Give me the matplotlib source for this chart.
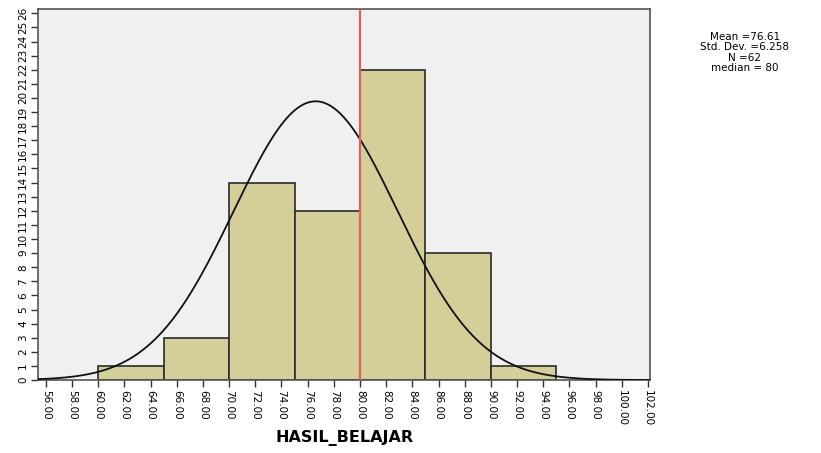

---

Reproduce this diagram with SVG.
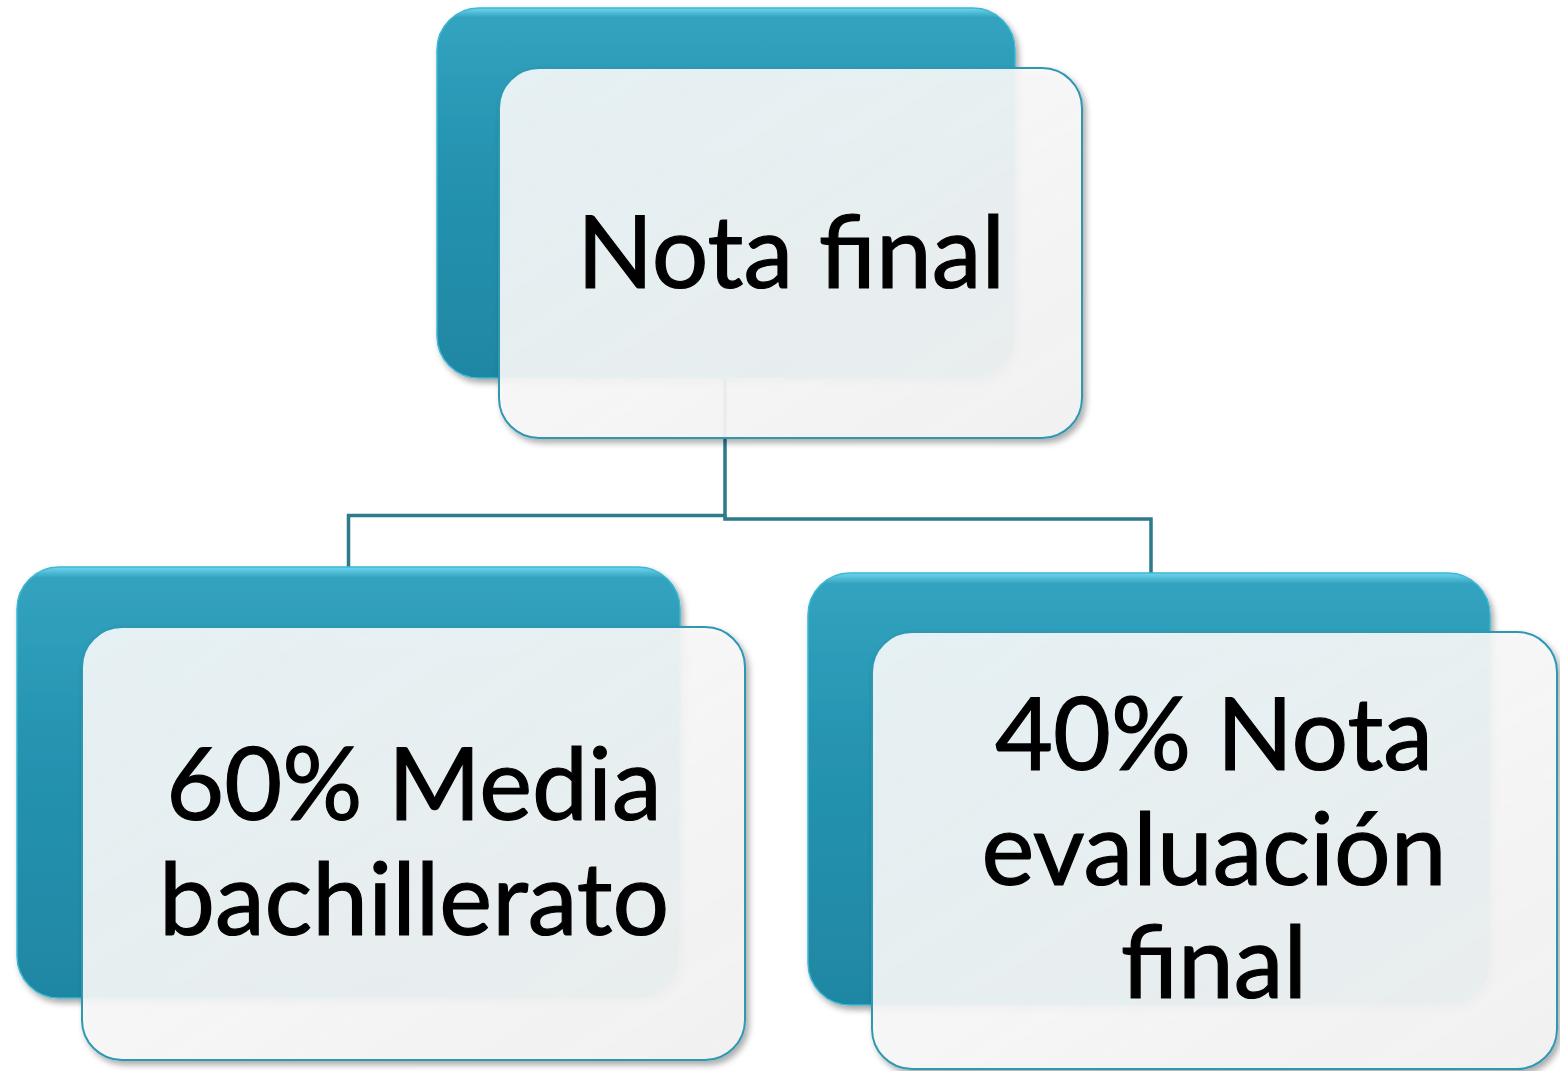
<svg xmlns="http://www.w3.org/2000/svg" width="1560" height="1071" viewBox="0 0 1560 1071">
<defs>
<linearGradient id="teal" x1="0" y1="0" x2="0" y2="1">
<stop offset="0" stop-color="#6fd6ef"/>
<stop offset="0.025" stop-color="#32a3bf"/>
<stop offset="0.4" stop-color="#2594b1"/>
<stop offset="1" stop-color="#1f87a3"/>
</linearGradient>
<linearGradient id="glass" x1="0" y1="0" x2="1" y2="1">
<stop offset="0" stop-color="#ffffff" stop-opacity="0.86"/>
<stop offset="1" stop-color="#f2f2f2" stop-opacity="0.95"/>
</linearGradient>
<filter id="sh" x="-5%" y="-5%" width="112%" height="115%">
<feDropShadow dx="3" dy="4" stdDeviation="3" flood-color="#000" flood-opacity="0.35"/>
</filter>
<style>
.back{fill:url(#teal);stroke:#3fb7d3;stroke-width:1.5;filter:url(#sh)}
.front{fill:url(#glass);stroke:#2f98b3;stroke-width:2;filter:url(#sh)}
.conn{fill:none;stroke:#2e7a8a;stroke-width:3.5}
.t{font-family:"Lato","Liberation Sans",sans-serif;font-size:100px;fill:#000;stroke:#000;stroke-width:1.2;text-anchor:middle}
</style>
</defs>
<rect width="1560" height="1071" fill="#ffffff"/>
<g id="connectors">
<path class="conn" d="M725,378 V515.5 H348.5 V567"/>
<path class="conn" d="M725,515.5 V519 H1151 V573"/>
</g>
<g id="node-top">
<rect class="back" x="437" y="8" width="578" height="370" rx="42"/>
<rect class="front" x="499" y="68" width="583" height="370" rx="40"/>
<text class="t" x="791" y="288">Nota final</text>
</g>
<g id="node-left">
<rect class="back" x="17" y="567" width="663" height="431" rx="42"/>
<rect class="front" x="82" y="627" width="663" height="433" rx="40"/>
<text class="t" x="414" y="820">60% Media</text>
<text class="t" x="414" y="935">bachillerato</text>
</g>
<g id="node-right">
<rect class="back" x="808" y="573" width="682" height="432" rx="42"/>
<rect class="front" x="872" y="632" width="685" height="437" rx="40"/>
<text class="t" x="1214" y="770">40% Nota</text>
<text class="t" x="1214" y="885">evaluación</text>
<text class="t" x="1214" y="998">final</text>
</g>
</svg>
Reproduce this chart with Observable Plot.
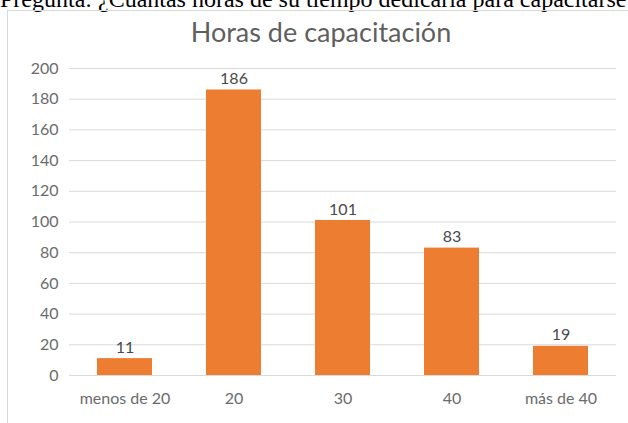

---

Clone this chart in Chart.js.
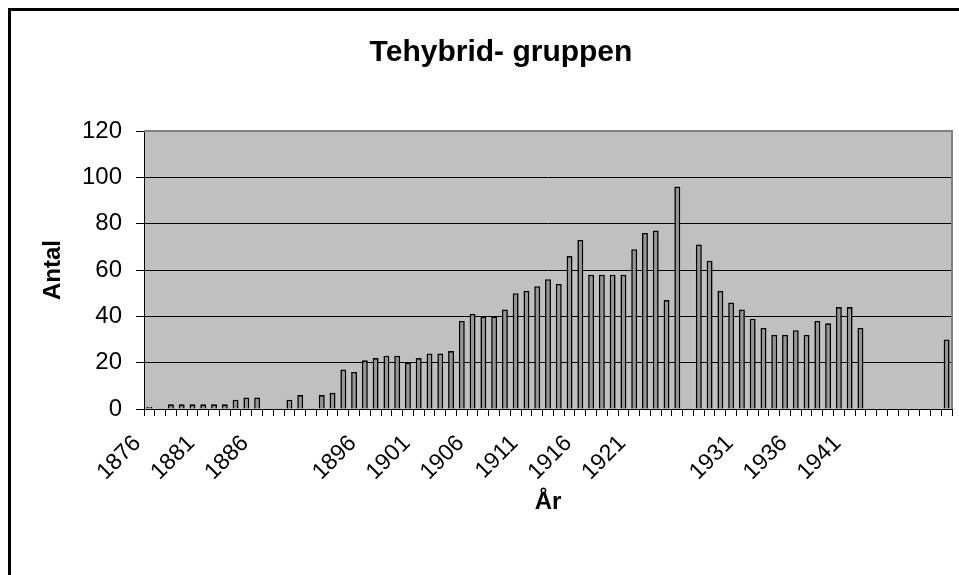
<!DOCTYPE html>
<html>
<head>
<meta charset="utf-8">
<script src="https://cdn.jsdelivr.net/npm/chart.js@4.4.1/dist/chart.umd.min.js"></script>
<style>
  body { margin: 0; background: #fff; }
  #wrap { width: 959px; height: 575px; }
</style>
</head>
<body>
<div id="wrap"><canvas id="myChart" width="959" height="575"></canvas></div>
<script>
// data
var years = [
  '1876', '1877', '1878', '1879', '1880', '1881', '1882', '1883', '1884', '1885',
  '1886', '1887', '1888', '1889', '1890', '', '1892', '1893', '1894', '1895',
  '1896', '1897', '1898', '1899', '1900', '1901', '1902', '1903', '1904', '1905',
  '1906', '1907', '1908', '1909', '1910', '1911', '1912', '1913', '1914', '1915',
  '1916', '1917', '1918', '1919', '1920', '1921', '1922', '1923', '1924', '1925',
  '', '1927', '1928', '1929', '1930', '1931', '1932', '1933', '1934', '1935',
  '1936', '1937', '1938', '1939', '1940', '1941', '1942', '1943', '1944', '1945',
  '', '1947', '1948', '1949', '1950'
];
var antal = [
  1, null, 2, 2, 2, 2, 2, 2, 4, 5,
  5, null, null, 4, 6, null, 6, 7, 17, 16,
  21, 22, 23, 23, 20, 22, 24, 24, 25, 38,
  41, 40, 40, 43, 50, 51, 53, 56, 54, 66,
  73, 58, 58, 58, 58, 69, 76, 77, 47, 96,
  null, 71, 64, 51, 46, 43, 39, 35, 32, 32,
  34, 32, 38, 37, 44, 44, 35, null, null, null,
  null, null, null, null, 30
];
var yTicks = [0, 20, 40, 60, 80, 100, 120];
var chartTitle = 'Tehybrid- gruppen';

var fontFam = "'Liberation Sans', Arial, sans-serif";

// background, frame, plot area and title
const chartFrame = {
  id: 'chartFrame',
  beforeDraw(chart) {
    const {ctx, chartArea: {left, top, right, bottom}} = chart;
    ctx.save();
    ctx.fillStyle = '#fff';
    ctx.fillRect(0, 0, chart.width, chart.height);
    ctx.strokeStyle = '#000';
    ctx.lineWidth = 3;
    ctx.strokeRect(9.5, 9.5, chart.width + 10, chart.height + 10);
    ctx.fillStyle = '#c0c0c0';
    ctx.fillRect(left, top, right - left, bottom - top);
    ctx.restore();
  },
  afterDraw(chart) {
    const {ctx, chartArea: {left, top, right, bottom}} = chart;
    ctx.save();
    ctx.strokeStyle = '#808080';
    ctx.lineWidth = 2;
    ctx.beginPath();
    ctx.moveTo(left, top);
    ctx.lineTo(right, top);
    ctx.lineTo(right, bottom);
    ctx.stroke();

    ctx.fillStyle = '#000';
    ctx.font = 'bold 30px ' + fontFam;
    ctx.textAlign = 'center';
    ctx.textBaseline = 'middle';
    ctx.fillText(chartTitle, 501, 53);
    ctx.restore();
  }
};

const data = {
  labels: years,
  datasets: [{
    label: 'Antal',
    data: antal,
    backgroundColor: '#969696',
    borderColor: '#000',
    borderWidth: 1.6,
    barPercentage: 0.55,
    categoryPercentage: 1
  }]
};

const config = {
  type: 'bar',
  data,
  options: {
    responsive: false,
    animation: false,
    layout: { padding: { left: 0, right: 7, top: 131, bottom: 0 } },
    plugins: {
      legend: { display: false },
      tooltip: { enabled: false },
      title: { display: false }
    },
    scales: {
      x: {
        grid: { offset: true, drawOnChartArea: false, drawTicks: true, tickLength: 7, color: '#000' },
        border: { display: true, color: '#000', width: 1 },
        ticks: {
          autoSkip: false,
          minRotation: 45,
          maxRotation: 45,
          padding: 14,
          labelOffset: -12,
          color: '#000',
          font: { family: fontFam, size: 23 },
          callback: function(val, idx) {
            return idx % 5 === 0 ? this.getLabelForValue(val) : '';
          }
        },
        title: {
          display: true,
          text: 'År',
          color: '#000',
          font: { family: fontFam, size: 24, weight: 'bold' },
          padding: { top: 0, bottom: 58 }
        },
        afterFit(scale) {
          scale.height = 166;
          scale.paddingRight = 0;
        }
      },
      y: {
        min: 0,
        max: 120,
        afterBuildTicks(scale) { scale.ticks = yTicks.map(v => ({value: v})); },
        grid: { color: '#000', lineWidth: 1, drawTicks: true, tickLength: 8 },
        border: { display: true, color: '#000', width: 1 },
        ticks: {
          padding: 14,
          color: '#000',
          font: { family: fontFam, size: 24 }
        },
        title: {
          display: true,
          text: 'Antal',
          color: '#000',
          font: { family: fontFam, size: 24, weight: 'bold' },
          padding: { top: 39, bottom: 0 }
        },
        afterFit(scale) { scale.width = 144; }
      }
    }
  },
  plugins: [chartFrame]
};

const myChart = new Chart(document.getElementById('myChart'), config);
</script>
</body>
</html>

#### Aim
From the listing above, copy out each line where the word "Reproduce" appears.

#### Completed exercise
Reproduce this diagram with SVG.
Reproduce this chart with Observable Plot.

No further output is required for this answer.